Le premier fragment du Télémaque paru en 1699 et arrêté à la page 208 a toujours compté parmi les livres les plus précieux de l’âge classique, le libraire Fontaine lui conférant, en condition de reliure identique, les deux tiers de la valeur de l’édition originale des « Précieuses ridicules » qui avoisine aujourd’hui les 400 000 €.
Brunet consacre une description minutieuse au rarissime premier tirage de cette originale :
« Quoique cette première édition du Télémaque soit revêtue du privilège du roi accordé à la veuve Barbin, l’impression en fut interrompue par ordre supérieur, lorsqu’il n’y avait encore d’imprimé que 208 pp. dont la dernière a 24 lignes et finit par ces mots : ‘il (Idoménée) marche chancelant vers la ville en demandant son fils’. Cette première partie n’est donc qu’un fragment qui ne va que jusqu’au tiers du 5e livre des éditions divisées en 24 livres. Toutefois, l’interruption dont il vient d’être parlé ne fut que momentanée, et la suite de l’ouvrage, formant quatre nouvelles parties, fut mise au jour avant la fin de l’année. Mais avant de décrire cette suite nous croyons devoir nous arrêter sur la première partie et sur les réimpressions plus ou moins furtives qui en ont été faites.

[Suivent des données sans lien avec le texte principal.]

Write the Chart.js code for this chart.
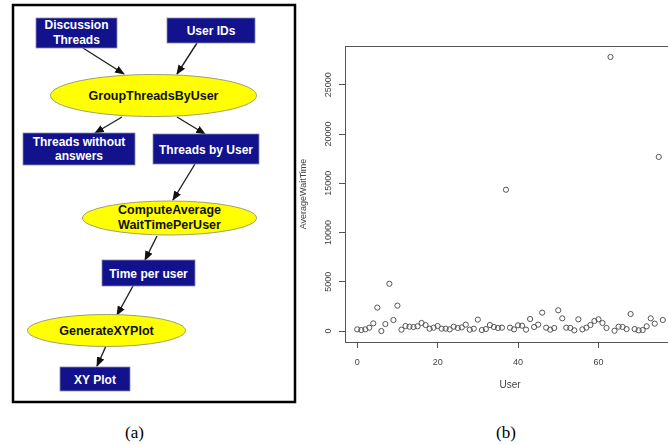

Les quatre ff. préliminaires de l’édition originale contiennent un faux-titre, portant : ‘Les Avantures de Télémaque fils d’Ulysse’, un titre ; Le Libraire au lecteur, avis accompagné d’un errata en dix lignes ; l’Extrait du Privilège du Roy, daté du 6 avril 1699. Au titre courant on lit ‘Odicée’ jusqu’à la page 120 ; après cette page, jusqu’à la page 168, ‘Odissée’, et ensuite ‘Odyssée’. »
Précieux et superbe exemplaire à très grandes marges (hauteur : 161 mm) provenant des bibliothèques A. R. Salem (ex-libris) et Edmée Maus (ex-libris).